#### Task prompt
Set down all of the data that follows word for word, without the images.

#### Listing
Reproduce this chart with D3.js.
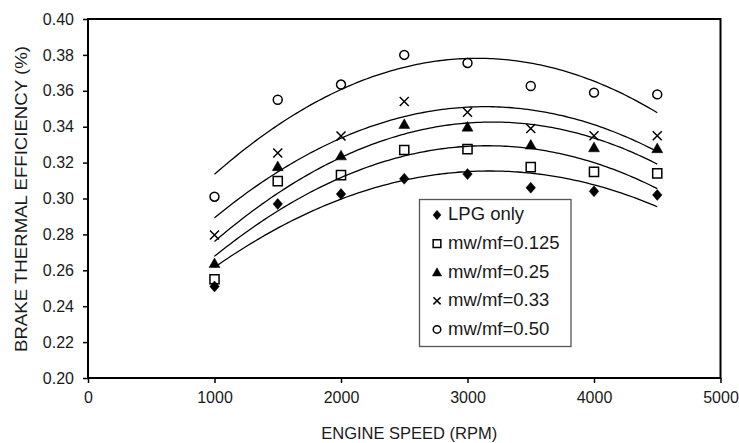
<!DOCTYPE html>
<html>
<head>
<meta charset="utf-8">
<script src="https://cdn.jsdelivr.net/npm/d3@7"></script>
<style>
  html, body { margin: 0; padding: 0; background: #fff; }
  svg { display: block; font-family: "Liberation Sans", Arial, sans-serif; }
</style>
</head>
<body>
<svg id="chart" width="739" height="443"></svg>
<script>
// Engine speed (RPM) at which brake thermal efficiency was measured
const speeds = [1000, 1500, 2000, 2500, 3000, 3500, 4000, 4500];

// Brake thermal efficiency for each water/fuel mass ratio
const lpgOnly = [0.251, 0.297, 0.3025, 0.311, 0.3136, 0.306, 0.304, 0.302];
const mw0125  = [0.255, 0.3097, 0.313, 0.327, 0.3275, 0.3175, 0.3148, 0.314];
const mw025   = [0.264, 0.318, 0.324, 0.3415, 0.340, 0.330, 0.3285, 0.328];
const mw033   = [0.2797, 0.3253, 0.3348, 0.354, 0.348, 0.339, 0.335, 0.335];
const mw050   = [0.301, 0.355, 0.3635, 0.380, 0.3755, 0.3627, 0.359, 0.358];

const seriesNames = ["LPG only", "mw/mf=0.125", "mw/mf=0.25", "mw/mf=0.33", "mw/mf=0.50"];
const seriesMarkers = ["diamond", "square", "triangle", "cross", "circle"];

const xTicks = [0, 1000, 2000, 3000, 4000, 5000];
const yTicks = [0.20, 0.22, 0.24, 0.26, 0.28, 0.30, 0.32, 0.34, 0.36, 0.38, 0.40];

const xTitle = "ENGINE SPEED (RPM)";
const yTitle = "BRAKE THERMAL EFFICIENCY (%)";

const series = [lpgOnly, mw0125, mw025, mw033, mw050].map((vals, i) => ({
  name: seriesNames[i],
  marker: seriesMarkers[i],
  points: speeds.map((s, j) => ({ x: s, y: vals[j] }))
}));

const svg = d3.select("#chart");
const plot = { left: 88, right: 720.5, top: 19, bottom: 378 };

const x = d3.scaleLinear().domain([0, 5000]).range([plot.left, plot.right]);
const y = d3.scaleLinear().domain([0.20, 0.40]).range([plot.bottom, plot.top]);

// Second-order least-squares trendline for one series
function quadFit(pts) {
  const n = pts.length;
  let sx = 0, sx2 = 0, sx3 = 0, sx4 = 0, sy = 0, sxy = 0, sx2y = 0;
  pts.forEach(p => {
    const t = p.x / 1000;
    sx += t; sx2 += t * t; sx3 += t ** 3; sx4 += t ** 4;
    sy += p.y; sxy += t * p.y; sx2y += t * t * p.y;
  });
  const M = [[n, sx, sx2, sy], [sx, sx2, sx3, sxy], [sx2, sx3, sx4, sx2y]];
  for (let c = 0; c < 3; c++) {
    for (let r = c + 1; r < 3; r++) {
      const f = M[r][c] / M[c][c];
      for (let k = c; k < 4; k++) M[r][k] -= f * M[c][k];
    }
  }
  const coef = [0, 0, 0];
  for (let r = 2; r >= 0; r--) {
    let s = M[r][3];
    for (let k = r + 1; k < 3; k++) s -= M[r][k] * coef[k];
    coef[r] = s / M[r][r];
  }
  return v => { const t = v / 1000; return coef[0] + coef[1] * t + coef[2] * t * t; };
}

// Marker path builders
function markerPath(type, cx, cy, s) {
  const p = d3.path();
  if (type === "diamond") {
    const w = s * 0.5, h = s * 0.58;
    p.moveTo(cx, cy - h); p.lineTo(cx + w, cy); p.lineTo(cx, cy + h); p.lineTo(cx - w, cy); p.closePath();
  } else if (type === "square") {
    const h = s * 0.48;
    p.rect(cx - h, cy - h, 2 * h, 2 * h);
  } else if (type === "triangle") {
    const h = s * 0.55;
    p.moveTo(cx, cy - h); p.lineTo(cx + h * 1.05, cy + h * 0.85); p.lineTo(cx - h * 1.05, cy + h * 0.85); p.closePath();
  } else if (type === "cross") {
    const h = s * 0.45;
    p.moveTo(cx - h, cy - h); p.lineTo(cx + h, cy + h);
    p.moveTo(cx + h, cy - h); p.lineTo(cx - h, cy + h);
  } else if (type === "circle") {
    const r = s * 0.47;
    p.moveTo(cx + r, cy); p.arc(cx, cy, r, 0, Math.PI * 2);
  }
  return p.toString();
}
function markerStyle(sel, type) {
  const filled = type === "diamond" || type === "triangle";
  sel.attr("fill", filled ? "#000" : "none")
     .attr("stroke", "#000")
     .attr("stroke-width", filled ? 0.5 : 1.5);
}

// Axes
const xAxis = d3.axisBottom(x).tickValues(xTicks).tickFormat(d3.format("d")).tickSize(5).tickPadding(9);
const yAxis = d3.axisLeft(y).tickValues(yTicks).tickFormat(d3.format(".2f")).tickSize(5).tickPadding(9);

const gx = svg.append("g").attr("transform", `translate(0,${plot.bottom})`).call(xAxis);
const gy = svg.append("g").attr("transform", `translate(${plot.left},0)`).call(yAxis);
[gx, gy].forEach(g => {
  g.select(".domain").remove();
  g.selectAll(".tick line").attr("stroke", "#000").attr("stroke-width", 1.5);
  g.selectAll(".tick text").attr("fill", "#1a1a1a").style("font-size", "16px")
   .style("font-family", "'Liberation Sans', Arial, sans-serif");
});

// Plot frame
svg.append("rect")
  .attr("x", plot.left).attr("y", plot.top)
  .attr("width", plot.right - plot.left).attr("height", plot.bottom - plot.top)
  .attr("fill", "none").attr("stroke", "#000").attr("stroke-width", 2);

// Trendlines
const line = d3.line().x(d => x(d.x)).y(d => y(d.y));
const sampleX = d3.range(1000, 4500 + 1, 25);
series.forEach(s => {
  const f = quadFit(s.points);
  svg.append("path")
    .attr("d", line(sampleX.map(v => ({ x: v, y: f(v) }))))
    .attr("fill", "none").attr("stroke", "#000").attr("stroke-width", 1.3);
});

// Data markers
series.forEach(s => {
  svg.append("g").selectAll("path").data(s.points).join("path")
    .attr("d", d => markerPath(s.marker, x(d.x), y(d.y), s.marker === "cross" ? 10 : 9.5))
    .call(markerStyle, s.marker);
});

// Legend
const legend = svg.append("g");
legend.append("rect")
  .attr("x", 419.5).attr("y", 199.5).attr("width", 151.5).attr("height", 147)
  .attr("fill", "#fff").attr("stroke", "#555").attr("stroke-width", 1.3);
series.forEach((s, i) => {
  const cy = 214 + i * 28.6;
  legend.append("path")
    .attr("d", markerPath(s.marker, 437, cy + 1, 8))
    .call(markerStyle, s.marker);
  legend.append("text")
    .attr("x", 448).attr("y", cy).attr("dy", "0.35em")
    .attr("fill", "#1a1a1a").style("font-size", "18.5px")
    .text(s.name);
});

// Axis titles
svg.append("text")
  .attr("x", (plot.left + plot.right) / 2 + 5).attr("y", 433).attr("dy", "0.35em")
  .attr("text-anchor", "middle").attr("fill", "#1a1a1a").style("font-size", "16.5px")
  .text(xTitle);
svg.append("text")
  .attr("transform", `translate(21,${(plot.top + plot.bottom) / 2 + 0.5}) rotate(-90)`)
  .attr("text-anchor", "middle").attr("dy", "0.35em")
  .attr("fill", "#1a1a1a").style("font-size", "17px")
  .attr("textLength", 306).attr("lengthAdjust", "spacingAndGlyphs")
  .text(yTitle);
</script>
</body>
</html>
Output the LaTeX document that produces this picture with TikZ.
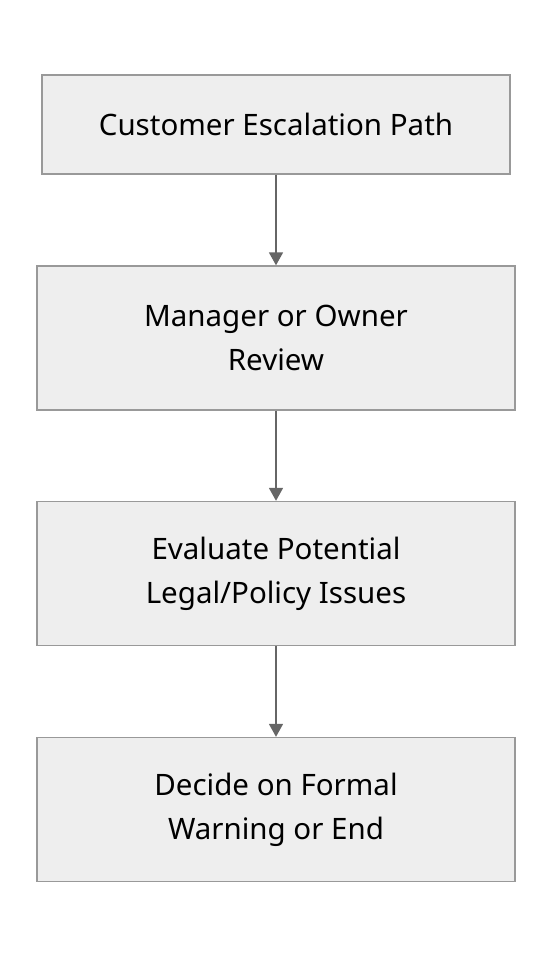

#### Task output
Reproduce this chart with D3.js.
<!DOCTYPE html>
<html>
<head>
<meta charset="utf-8">
<script src="https://cdn.jsdelivr.net/npm/d3@7"></script>
<style>
  html, body { margin: 0; padding: 0; background: #fff; }
  svg { display: block; font-family: "Liberation Sans", Arial, sans-serif; }
</style>
</head>
<body>
<svg id="chart" width="739" height="443"></svg>
<script>
// Engine speed (RPM) at which brake thermal efficiency was measured
const speeds = [1000, 1500, 2000, 2500, 3000, 3500, 4000, 4500];

// Brake thermal efficiency for each water/fuel mass ratio
const lpgOnly = [0.251, 0.297, 0.3025, 0.311, 0.3136, 0.306, 0.304, 0.302];
const mw0125  = [0.255, 0.3097, 0.313, 0.327, 0.3275, 0.3175, 0.3148, 0.314];
const mw025   = [0.264, 0.318, 0.324, 0.3415, 0.340, 0.330, 0.3285, 0.328];
const mw033   = [0.2797, 0.3253, 0.3348, 0.354, 0.348, 0.339, 0.335, 0.335];
const mw050   = [0.301, 0.355, 0.3635, 0.380, 0.3755, 0.3627, 0.359, 0.358];

const seriesNames = ["LPG only", "mw/mf=0.125", "mw/mf=0.25", "mw/mf=0.33", "mw/mf=0.50"];
const seriesMarkers = ["diamond", "square", "triangle", "cross", "circle"];

const xTicks = [0, 1000, 2000, 3000, 4000, 5000];
const yTicks = [0.20, 0.22, 0.24, 0.26, 0.28, 0.30, 0.32, 0.34, 0.36, 0.38, 0.40];

const xTitle = "ENGINE SPEED (RPM)";
const yTitle = "BRAKE THERMAL EFFICIENCY (%)";

const series = [lpgOnly, mw0125, mw025, mw033, mw050].map((vals, i) => ({
  name: seriesNames[i],
  marker: seriesMarkers[i],
  points: speeds.map((s, j) => ({ x: s, y: vals[j] }))
}));

const svg = d3.select("#chart");
const plot = { left: 88, right: 720.5, top: 19, bottom: 378 };

const x = d3.scaleLinear().domain([0, 5000]).range([plot.left, plot.right]);
const y = d3.scaleLinear().domain([0.20, 0.40]).range([plot.bottom, plot.top]);

// Second-order least-squares trendline for one series
function quadFit(pts) {
  const n = pts.length;
  let sx = 0, sx2 = 0, sx3 = 0, sx4 = 0, sy = 0, sxy = 0, sx2y = 0;
  pts.forEach(p => {
    const t = p.x / 1000;
    sx += t; sx2 += t * t; sx3 += t ** 3; sx4 += t ** 4;
    sy += p.y; sxy += t * p.y; sx2y += t * t * p.y;
  });
  const M = [[n, sx, sx2, sy], [sx, sx2, sx3, sxy], [sx2, sx3, sx4, sx2y]];
  for (let c = 0; c < 3; c++) {
    for (let r = c + 1; r < 3; r++) {
      const f = M[r][c] / M[c][c];
      for (let k = c; k < 4; k++) M[r][k] -= f * M[c][k];
    }
  }
  const coef = [0, 0, 0];
  for (let r = 2; r >= 0; r--) {
    let s = M[r][3];
    for (let k = r + 1; k < 3; k++) s -= M[r][k] * coef[k];
    coef[r] = s / M[r][r];
  }
  return v => { const t = v / 1000; return coef[0] + coef[1] * t + coef[2] * t * t; };
}

// Marker path builders
function markerPath(type, cx, cy, s) {
  const p = d3.path();
  if (type === "diamond") {
    const w = s * 0.5, h = s * 0.58;
    p.moveTo(cx, cy - h); p.lineTo(cx + w, cy); p.lineTo(cx, cy + h); p.lineTo(cx - w, cy); p.closePath();
  } else if (type === "square") {
    const h = s * 0.48;
    p.rect(cx - h, cy - h, 2 * h, 2 * h);
  } else if (type === "triangle") {
    const h = s * 0.55;
    p.moveTo(cx, cy - h); p.lineTo(cx + h * 1.05, cy + h * 0.85); p.lineTo(cx - h * 1.05, cy + h * 0.85); p.closePath();
  } else if (type === "cross") {
    const h = s * 0.45;
    p.moveTo(cx - h, cy - h); p.lineTo(cx + h, cy + h);
    p.moveTo(cx + h, cy - h); p.lineTo(cx - h, cy + h);
  } else if (type === "circle") {
    const r = s * 0.47;
    p.moveTo(cx + r, cy); p.arc(cx, cy, r, 0, Math.PI * 2);
  }
  return p.toString();
}
function markerStyle(sel, type) {
  const filled = type === "diamond" || type === "triangle";
  sel.attr("fill", filled ? "#000" : "none")
     .attr("stroke", "#000")
     .attr("stroke-width", filled ? 0.5 : 1.5);
}

// Axes
const xAxis = d3.axisBottom(x).tickValues(xTicks).tickFormat(d3.format("d")).tickSize(5).tickPadding(9);
const yAxis = d3.axisLeft(y).tickValues(yTicks).tickFormat(d3.format(".2f")).tickSize(5).tickPadding(9);

const gx = svg.append("g").attr("transform", `translate(0,${plot.bottom})`).call(xAxis);
const gy = svg.append("g").attr("transform", `translate(${plot.left},0)`).call(yAxis);
[gx, gy].forEach(g => {
  g.select(".domain").remove();
  g.selectAll(".tick line").attr("stroke", "#000").attr("stroke-width", 1.5);
  g.selectAll(".tick text").attr("fill", "#1a1a1a").style("font-size", "16px")
   .style("font-family", "'Liberation Sans', Arial, sans-serif");
});

// Plot frame
svg.append("rect")
  .attr("x", plot.left).attr("y", plot.top)
  .attr("width", plot.right - plot.left).attr("height", plot.bottom - plot.top)
  .attr("fill", "none").attr("stroke", "#000").attr("stroke-width", 2);

// Trendlines
const line = d3.line().x(d => x(d.x)).y(d => y(d.y));
const sampleX = d3.range(1000, 4500 + 1, 25);
series.forEach(s => {
  const f = quadFit(s.points);
  svg.append("path")
    .attr("d", line(sampleX.map(v => ({ x: v, y: f(v) }))))
    .attr("fill", "none").attr("stroke", "#000").attr("stroke-width", 1.3);
});

// Data markers
series.forEach(s => {
  svg.append("g").selectAll("path").data(s.points).join("path")
    .attr("d", d => markerPath(s.marker, x(d.x), y(d.y), s.marker === "cross" ? 10 : 9.5))
    .call(markerStyle, s.marker);
});

// Legend
const legend = svg.append("g");
legend.append("rect")
  .attr("x", 419.5).attr("y", 199.5).attr("width", 151.5).attr("height", 147)
  .attr("fill", "#fff").attr("stroke", "#555").attr("stroke-width", 1.3);
series.forEach((s, i) => {
  const cy = 214 + i * 28.6;
  legend.append("path")
    .attr("d", markerPath(s.marker, 437, cy + 1, 8))
    .call(markerStyle, s.marker);
  legend.append("text")
    .attr("x", 448).attr("y", cy).attr("dy", "0.35em")
    .attr("fill", "#1a1a1a").style("font-size", "18.5px")
    .text(s.name);
});

// Axis titles
svg.append("text")
  .attr("x", (plot.left + plot.right) / 2 + 5).attr("y", 433).attr("dy", "0.35em")
  .attr("text-anchor", "middle").attr("fill", "#1a1a1a").style("font-size", "16.5px")
  .text(xTitle);
svg.append("text")
  .attr("transform", `translate(21,${(plot.top + plot.bottom) / 2 + 0.5}) rotate(-90)`)
  .attr("text-anchor", "middle").attr("dy", "0.35em")
  .attr("fill", "#1a1a1a").style("font-size", "17px")
  .attr("textLength", 306).attr("lengthAdjust", "spacingAndGlyphs")
  .text(yTitle);
</script>
</body>
</html>
Output the LaTeX document that produces this picture with TikZ.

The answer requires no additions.